[Set problem]
Transcribe the listing below word for word.

[Information supplied]
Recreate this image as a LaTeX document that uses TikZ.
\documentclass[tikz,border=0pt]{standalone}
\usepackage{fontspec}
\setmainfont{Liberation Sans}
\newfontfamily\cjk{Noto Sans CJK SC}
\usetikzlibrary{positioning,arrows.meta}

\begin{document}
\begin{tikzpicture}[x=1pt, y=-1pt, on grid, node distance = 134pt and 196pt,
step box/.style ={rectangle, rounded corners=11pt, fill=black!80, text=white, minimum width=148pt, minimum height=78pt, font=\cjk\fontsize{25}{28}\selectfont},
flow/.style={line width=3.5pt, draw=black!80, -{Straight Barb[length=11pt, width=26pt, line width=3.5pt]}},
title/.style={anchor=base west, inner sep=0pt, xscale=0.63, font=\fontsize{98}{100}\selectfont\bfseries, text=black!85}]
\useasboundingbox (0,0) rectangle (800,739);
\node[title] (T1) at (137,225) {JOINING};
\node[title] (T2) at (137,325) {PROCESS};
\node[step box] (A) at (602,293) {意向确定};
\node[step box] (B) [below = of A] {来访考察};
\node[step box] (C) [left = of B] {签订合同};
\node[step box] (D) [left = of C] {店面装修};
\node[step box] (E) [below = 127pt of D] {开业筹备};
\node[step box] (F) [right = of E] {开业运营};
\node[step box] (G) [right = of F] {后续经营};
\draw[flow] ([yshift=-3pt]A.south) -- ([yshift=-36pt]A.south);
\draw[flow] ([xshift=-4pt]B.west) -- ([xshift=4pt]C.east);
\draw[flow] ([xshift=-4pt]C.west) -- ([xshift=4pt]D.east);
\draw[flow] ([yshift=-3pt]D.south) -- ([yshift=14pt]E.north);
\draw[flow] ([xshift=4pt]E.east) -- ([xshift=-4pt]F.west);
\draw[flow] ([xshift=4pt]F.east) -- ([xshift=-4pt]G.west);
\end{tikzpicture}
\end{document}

[Problem solution]
Recreate this image as a LaTeX document that uses TikZ.
\documentclass[tikz,border=0pt]{standalone}
\usepackage{fontspec}
\setmainfont{Liberation Sans}
\newfontfamily\cjk{Noto Sans CJK SC}
\usetikzlibrary{positioning,arrows.meta}

\begin{document}
\begin{tikzpicture}[x=1pt, y=-1pt, on grid, node distance = 134pt and 196pt,
step box/.style ={rectangle, rounded corners=11pt, fill=black!80, text=white, minimum width=148pt, minimum height=78pt, font=\cjk\fontsize{25}{28}\selectfont},
flow/.style={line width=3.5pt, draw=black!80, -{Straight Barb[length=11pt, width=26pt, line width=3.5pt]}},
title/.style={anchor=base west, inner sep=0pt, xscale=0.63, font=\fontsize{98}{100}\selectfont\bfseries, text=black!85}]
\useasboundingbox (0,0) rectangle (800,739);
\node[title] (T1) at (137,225) {JOINING};
\node[title] (T2) at (137,325) {PROCESS};
\node[step box] (A) at (602,293) {意向确定};
\node[step box] (B) [below = of A] {来访考察};
\node[step box] (C) [left = of B] {签订合同};
\node[step box] (D) [left = of C] {店面装修};
\node[step box] (E) [below = 127pt of D] {开业筹备};
\node[step box] (F) [right = of E] {开业运营};
\node[step box] (G) [right = of F] {后续经营};
\draw[flow] ([yshift=-3pt]A.south) -- ([yshift=-36pt]A.south);
\draw[flow] ([xshift=-4pt]B.west) -- ([xshift=4pt]C.east);
\draw[flow] ([xshift=-4pt]C.west) -- ([xshift=4pt]D.east);
\draw[flow] ([yshift=-3pt]D.south) -- ([yshift=14pt]E.north);
\draw[flow] ([xshift=4pt]E.east) -- ([xshift=-4pt]F.west);
\draw[flow] ([xshift=4pt]F.east) -- ([xshift=-4pt]G.west);
\end{tikzpicture}
\end{document}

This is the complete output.